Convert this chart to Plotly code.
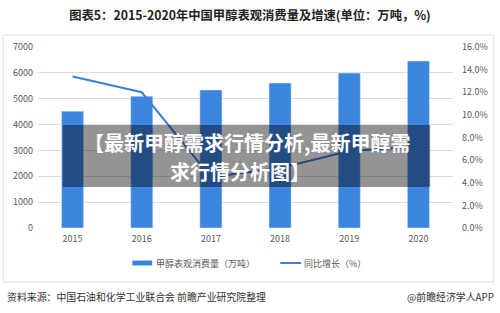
import plotly.graph_objects as go

years = ["2015", "2016", "2017", "2018", "2019", "2020"]
consumption = [4520, 5100, 5340, 5610, 5990, 6460]
growth = [13.4, 12.0, 4.5, 5.3, 6.8, 7.2]

bar_name = "甲醇表观消费量（万吨）"
line_name = "同比增长（%）"
title_text = "图表5：2015-2020年中国甲醇表观消费量及增速(单位：万吨，%)"
source_text = "资料来源：中国石油和化学工业联合会 前瞻产业研究院整理"
brand_text = "@前瞻经济学人APP"
overlay_line1 = "【最新甲醇需求行情分析,最新甲醇需"
overlay_line2 = "求行情分析图】"

FONT = "Noto Sans CJK SC"
BLUE = "#3d86e0"
LINE_BLUE = "#3f7fd8"

fig = go.Figure()
fig.add_trace(go.Bar(x=years, y=consumption, name=bar_name, marker_color=BLUE,
                     yaxis="y"))
fig.add_trace(go.Scatter(x=years, y=growth, name=line_name, mode="lines",
                         line=dict(color=LINE_BLUE, width=2), yaxis="y2"))

# plot area: x 38..456 px, y 47..228 px
PX = lambda x: (x - 38) / 418
PY = lambda y: (228 - y) / 181

fig.update_layout(
    width=500, height=313,
    margin=dict(l=38, r=44, t=47, b=85),
    paper_bgcolor="white", plot_bgcolor="white",
    font=dict(family=FONT, size=9, color="#595959"),
    bargap=0.68,
    showlegend=False,
    title=dict(text=title_text, x=0.5, xanchor="center", y=1 - 16 / 313,
               yanchor="middle", font=dict(family=FONT, size=12.3, color="#222222",
                                           weight="bold")),
    xaxis=dict(showgrid=False, showline=False, ticks="", tickfont=dict(size=9),
               ticklabelstandoff=4),
    yaxis=dict(range=[0, 7000], dtick=1000, showgrid=True, gridcolor="#dcdcdc",
               gridwidth=1, zeroline=False, showline=False, tickfont=dict(size=9),
               ticklabelstandoff=4),
    yaxis2=dict(range=[0, 16], dtick=2, overlaying="y", side="right", showgrid=False,
                zeroline=False, showline=False, tickformat=".1f", ticksuffix="%",
                tickfont=dict(size=9), ticklabelstandoff=8),
)

# outer chart box border
fig.add_shape(type="rect", xref="paper", yref="paper",
              x0=PX(3), x1=PX(497), y0=PY(282), y1=PY(35),
              line=dict(color="#e0e0e0", width=1), fillcolor="rgba(0,0,0,0)",
              layer="below")

# custom legend
fig.add_shape(type="rect", xref="paper", yref="paper",
              x0=PX(133), x1=PX(153), y0=PY(265.5), y1=PY(260.5),
              line=dict(width=0), fillcolor=BLUE, layer="above")
fig.add_annotation(text=bar_name, xref="paper", yref="paper",
                   x=PX(155), y=PY(263), showarrow=False, xanchor="left",
                   yanchor="middle", font=dict(family=FONT, size=9, color="#595959"))
fig.add_shape(type="line", xref="paper", yref="paper",
              x0=PX(282), x1=PX(303), y0=PY(263), y1=PY(263),
              line=dict(color=LINE_BLUE, width=2), layer="above")
fig.add_annotation(text=line_name, xref="paper", yref="paper",
                   x=PX(304), y=PY(263), showarrow=False, xanchor="left",
                   yanchor="middle", font=dict(family=FONT, size=9, color="#595959"))

# dark overlay banner
fig.add_shape(type="rect", xref="paper", yref="paper",
              x0=PX(63), x1=PX(433), y0=PY(187), y1=PY(125),
              line=dict(width=0), fillcolor="rgba(0,0,0,0.42)", layer="above")

fig.add_annotation(text=overlay_line1, xref="paper", yref="paper",
                   x=PX(249), y=PY(142), showarrow=False,
                   xanchor="center", yanchor="middle", borderpad=0,
                   font=dict(family=FONT, size=20, color="white", weight="bold"))
fig.add_annotation(text=overlay_line2, xref="paper", yref="paper",
                   x=PX(241), y=PY(171), showarrow=False,
                   xanchor="center", yanchor="middle", borderpad=0,
                   font=dict(family=FONT, size=20, color="white", weight="bold"))

# footer
fig.add_annotation(text=source_text, xref="paper", yref="paper",
                   x=PX(5), y=PY(297), showarrow=False,
                   xanchor="left", yanchor="middle",
                   font=dict(family=FONT, size=9.9, color="#333333"))
fig.add_annotation(text=brand_text, xref="paper", yref="paper",
                   x=PX(499), y=PY(297), showarrow=False,
                   xanchor="right", yanchor="middle",
                   font=dict(family=FONT, size=9.9, color="#333333"))

fig.write_html("out.html")
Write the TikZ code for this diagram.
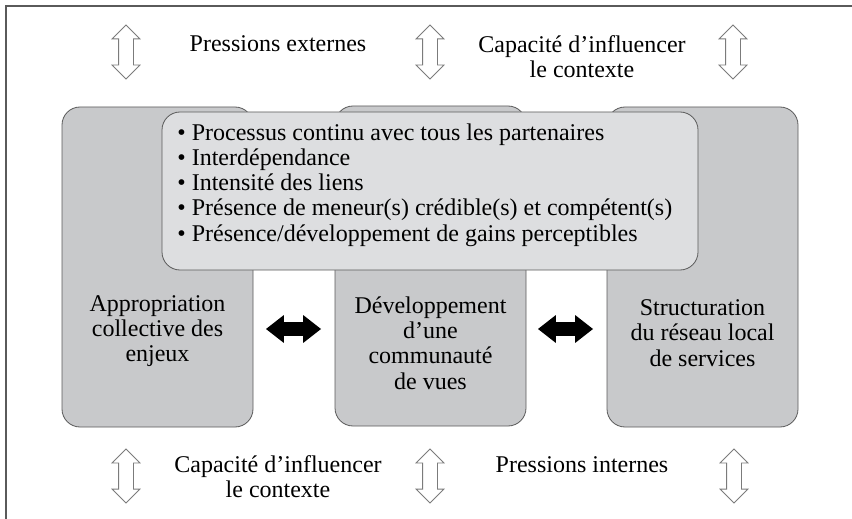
\documentclass[tikz,border=0pt]{standalone}
\usepackage{fontspec}
\setmainfont{Liberation Serif}
\usetikzlibrary{shapes.arrows, positioning}
\definecolor{boxgray}{HTML}{C8C9CB}
\definecolor{innergray}{HTML}{DDDEE0}
\definecolor{linegray}{HTML}{5A5A5A}

\begin{document}
\begin{tikzpicture}[x=0.5pt, y=-0.5pt,
    every node/.style={font=\fontsize{12}{12.6}\selectfont},
    pillar/.style={draw=linegray, fill=boxgray, rounded corners=9pt, minimum width=95.5pt, minimum height=160pt, inner sep=0pt},
    hollow/.style={draw=linegray!80, fill=white, double arrow, rotate=90, minimum height=27pt, inner sep=3.5pt, double arrow head extend=3.25pt, line width=0.4pt},
    solid/.style={fill=black, double arrow, minimum height=27.5pt, inner sep=3.25pt, double arrow head extend=3.5pt, double arrow tip angle=76}]
    \useasboundingbox (0,0) rectangle (852,519);
    \draw[linegray, line width=0.8pt] (852,6) -- (6,6) -- (6,519);

    % the three pillars
    \node[pillar] (approp) at (157.5,267) {};
    \node[pillar] (commun) at (430.5,266) {};
    \node[pillar] (struct) at (702.5,267) {};
    \node[align=center] (appropTxt) at (157.5,331) {Appropriation\\collective des\\enjeux};
    \node[align=center] (communTxt) at (430.5,343) {Développement\\d’une\\communauté\\de vues};
    \node[align=center] (structTxt) at (702.5,333) {Structuration\\du réseau local\\de services};

    % conditions box over the pillars
    \node[draw=linegray, fill=innergray, rounded corners=9pt, minimum width=268pt, minimum height=79pt] (cond) at (430,191) {};
    \node[align=left, anchor=west, inner sep=0pt] (condTxt) at (177,185) {%
        • Processus continu avec tous les partenaires\\
        • Interdépendance\\
        • Intensité des liens\\
        • Présence de meneur(s) crédible(s) et compétent(s)\\
        • Présence/développement de gains perceptibles};

    \node[solid] (linkL) at (293.5,329) {};
    \node[solid] (linkR) at (565.5,329) {};

    % pressions du haut
    \node[hollow] (up1) at (126,52) {};
    \node[hollow] (up2) at (430,52) {};
    \node[hollow] (up3) at (733,52) {};
    \node (extTxt) at (278,44) {Pressions externes};
    \node[align=center] (ctxTop) at (582,57) {Capacité d’influencer\\le contexte};

    % pressions du bas
    \node[hollow] (dn1) at (126,476) {};
    \node[hollow] (dn2) at (430,476) {};
    \node[hollow] (dn3) at (734,476) {};
    \node[align=center] (ctxBot) at (278,477) {Capacité d’influencer\\le contexte};
    \node (intTxt) at (582,465) {Pressions internes};
\end{tikzpicture}
\end{document}
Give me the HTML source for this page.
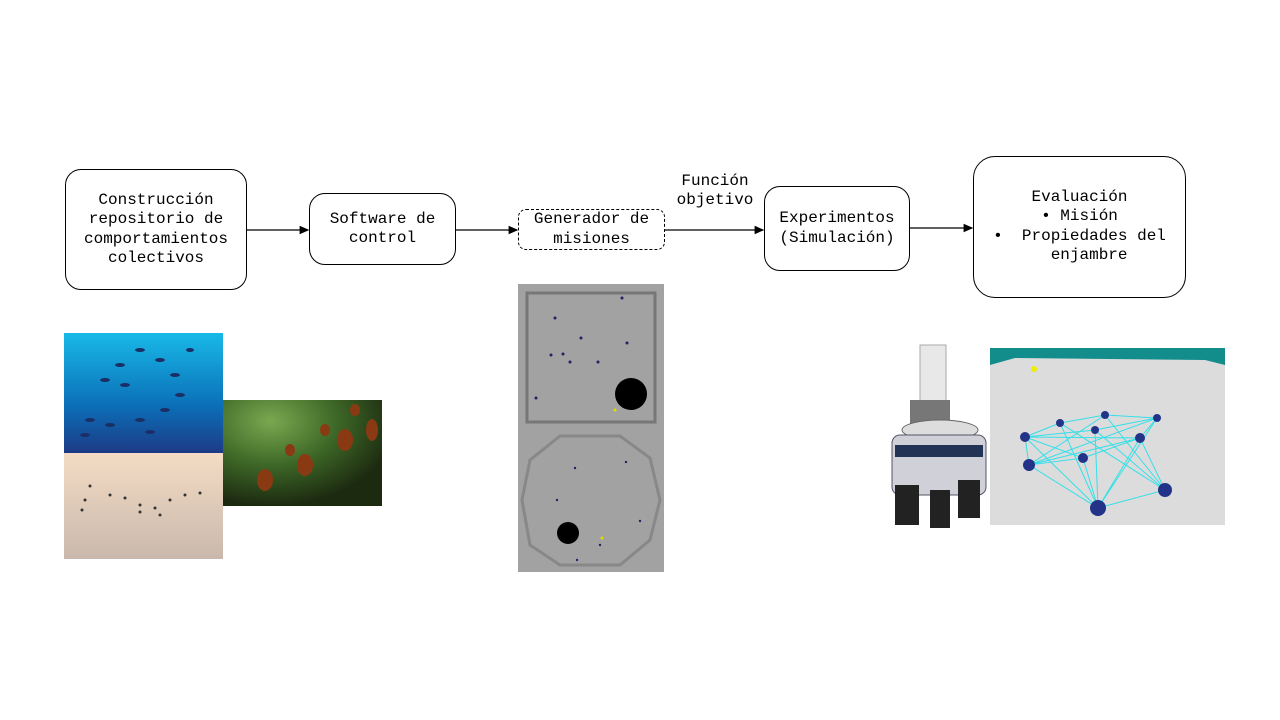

§ §

*SHORT EXERCISE:* Retype the records exactly. Any image in them should not appear in what you write.

*SOLUTION FOR THIS EXERCISE:*
Convert this chart to Plotly code.
import plotly.graph_objects as go

years = ["2015", "2016", "2017", "2018", "2019", "2020"]
consumption = [4520, 5100, 5340, 5610, 5990, 6460]
growth = [13.4, 12.0, 4.5, 5.3, 6.8, 7.2]

bar_name = "甲醇表观消费量（万吨）"
line_name = "同比增长（%）"
title_text = "图表5：2015-2020年中国甲醇表观消费量及增速(单位：万吨，%)"
source_text = "资料来源：中国石油和化学工业联合会 前瞻产业研究院整理"
brand_text = "@前瞻经济学人APP"
overlay_line1 = "【最新甲醇需求行情分析,最新甲醇需"
overlay_line2 = "求行情分析图】"

FONT = "Noto Sans CJK SC"
BLUE = "#3d86e0"
LINE_BLUE = "#3f7fd8"

fig = go.Figure()
fig.add_trace(go.Bar(x=years, y=consumption, name=bar_name, marker_color=BLUE,
                     yaxis="y"))
fig.add_trace(go.Scatter(x=years, y=growth, name=line_name, mode="lines",
                         line=dict(color=LINE_BLUE, width=2), yaxis="y2"))

# plot area: x 38..456 px, y 47..228 px
PX = lambda x: (x - 38) / 418
PY = lambda y: (228 - y) / 181

fig.update_layout(
    width=500, height=313,
    margin=dict(l=38, r=44, t=47, b=85),
    paper_bgcolor="white", plot_bgcolor="white",
    font=dict(family=FONT, size=9, color="#595959"),
    bargap=0.68,
    showlegend=False,
    title=dict(text=title_text, x=0.5, xanchor="center", y=1 - 16 / 313,
               yanchor="middle", font=dict(family=FONT, size=12.3, color="#222222",
                                           weight="bold")),
    xaxis=dict(showgrid=False, showline=False, ticks="", tickfont=dict(size=9),
               ticklabelstandoff=4),
    yaxis=dict(range=[0, 7000], dtick=1000, showgrid=True, gridcolor="#dcdcdc",
               gridwidth=1, zeroline=False, showline=False, tickfont=dict(size=9),
               ticklabelstandoff=4),
    yaxis2=dict(range=[0, 16], dtick=2, overlaying="y", side="right", showgrid=False,
                zeroline=False, showline=False, tickformat=".1f", ticksuffix="%",
                tickfont=dict(size=9), ticklabelstandoff=8),
)

# outer chart box border
fig.add_shape(type="rect", xref="paper", yref="paper",
              x0=PX(3), x1=PX(497), y0=PY(282), y1=PY(35),
              line=dict(color="#e0e0e0", width=1), fillcolor="rgba(0,0,0,0)",
              layer="below")

# custom legend
fig.add_shape(type="rect", xref="paper", yref="paper",
              x0=PX(133), x1=PX(153), y0=PY(265.5), y1=PY(260.5),
              line=dict(width=0), fillcolor=BLUE, layer="above")
fig.add_annotation(text=bar_name, xref="paper", yref="paper",
                   x=PX(155), y=PY(263), showarrow=False, xanchor="left",
                   yanchor="middle", font=dict(family=FONT, size=9, color="#595959"))
fig.add_shape(type="line", xref="paper", yref="paper",
              x0=PX(282), x1=PX(303), y0=PY(263), y1=PY(263),
              line=dict(color=LINE_BLUE, width=2), layer="above")
fig.add_annotation(text=line_name, xref="paper", yref="paper",
                   x=PX(304), y=PY(263), showarrow=False, xanchor="left",
                   yanchor="middle", font=dict(family=FONT, size=9, color="#595959"))

# dark overlay banner
fig.add_shape(type="rect", xref="paper", yref="paper",
              x0=PX(63), x1=PX(433), y0=PY(187), y1=PY(125),
              line=dict(width=0), fillcolor="rgba(0,0,0,0.42)", layer="above")

fig.add_annotation(text=overlay_line1, xref="paper", yref="paper",
                   x=PX(249), y=PY(142), showarrow=False,
                   xanchor="center", yanchor="middle", borderpad=0,
                   font=dict(family=FONT, size=20, color="white", weight="bold"))
fig.add_annotation(text=overlay_line2, xref="paper", yref="paper",
                   x=PX(241), y=PY(171), showarrow=False,
                   xanchor="center", yanchor="middle", borderpad=0,
                   font=dict(family=FONT, size=20, color="white", weight="bold"))

# footer
fig.add_annotation(text=source_text, xref="paper", yref="paper",
                   x=PX(5), y=PY(297), showarrow=False,
                   xanchor="left", yanchor="middle",
                   font=dict(family=FONT, size=9.9, color="#333333"))
fig.add_annotation(text=brand_text, xref="paper", yref="paper",
                   x=PX(499), y=PY(297), showarrow=False,
                   xanchor="right", yanchor="middle",
                   font=dict(family=FONT, size=9.9, color="#333333"))

fig.write_html("out.html")
Write the TikZ code for this diagram.
\documentclass[tikz,border=0pt]{standalone}
\usepackage{fontspec}
\setmainfont{Liberation Serif}
\usetikzlibrary{shapes.arrows, positioning}
\definecolor{boxgray}{HTML}{C8C9CB}
\definecolor{innergray}{HTML}{DDDEE0}
\definecolor{linegray}{HTML}{5A5A5A}

\begin{document}
\begin{tikzpicture}[x=0.5pt, y=-0.5pt,
    every node/.style={font=\fontsize{12}{12.6}\selectfont},
    pillar/.style={draw=linegray, fill=boxgray, rounded corners=9pt, minimum width=95.5pt, minimum height=160pt, inner sep=0pt},
    hollow/.style={draw=linegray!80, fill=white, double arrow, rotate=90, minimum height=27pt, inner sep=3.5pt, double arrow head extend=3.25pt, line width=0.4pt},
    solid/.style={fill=black, double arrow, minimum height=27.5pt, inner sep=3.25pt, double arrow head extend=3.5pt, double arrow tip angle=76}]
    \useasboundingbox (0,0) rectangle (852,519);
    \draw[linegray, line width=0.8pt] (852,6) -- (6,6) -- (6,519);

    % the three pillars
    \node[pillar] (approp) at (157.5,267) {};
    \node[pillar] (commun) at (430.5,266) {};
    \node[pillar] (struct) at (702.5,267) {};
    \node[align=center] (appropTxt) at (157.5,331) {Appropriation\\collective des\\enjeux};
    \node[align=center] (communTxt) at (430.5,343) {Développement\\d’une\\communauté\\de vues};
    \node[align=center] (structTxt) at (702.5,333) {Structuration\\du réseau local\\de services};

    % conditions box over the pillars
    \node[draw=linegray, fill=innergray, rounded corners=9pt, minimum width=268pt, minimum height=79pt] (cond) at (430,191) {};
    \node[align=left, anchor=west, inner sep=0pt] (condTxt) at (177,185) {%
        • Processus continu avec tous les partenaires\\
        • Interdépendance\\
        • Intensité des liens\\
        • Présence de meneur(s) crédible(s) et compétent(s)\\
        • Présence/développement de gains perceptibles};

    \node[solid] (linkL) at (293.5,329) {};
    \node[solid] (linkR) at (565.5,329) {};

    % pressions du haut
    \node[hollow] (up1) at (126,52) {};
    \node[hollow] (up2) at (430,52) {};
    \node[hollow] (up3) at (733,52) {};
    \node (extTxt) at (278,44) {Pressions externes};
    \node[align=center] (ctxTop) at (582,57) {Capacité d’influencer\\le contexte};

    % pressions du bas
    \node[hollow] (dn1) at (126,476) {};
    \node[hollow] (dn2) at (430,476) {};
    \node[hollow] (dn3) at (734,476) {};
    \node[align=center] (ctxBot) at (278,477) {Capacité d’influencer\\le contexte};
    \node (intTxt) at (582,465) {Pressions internes};
\end{tikzpicture}
\end{document}
Give me the HTML source for this page.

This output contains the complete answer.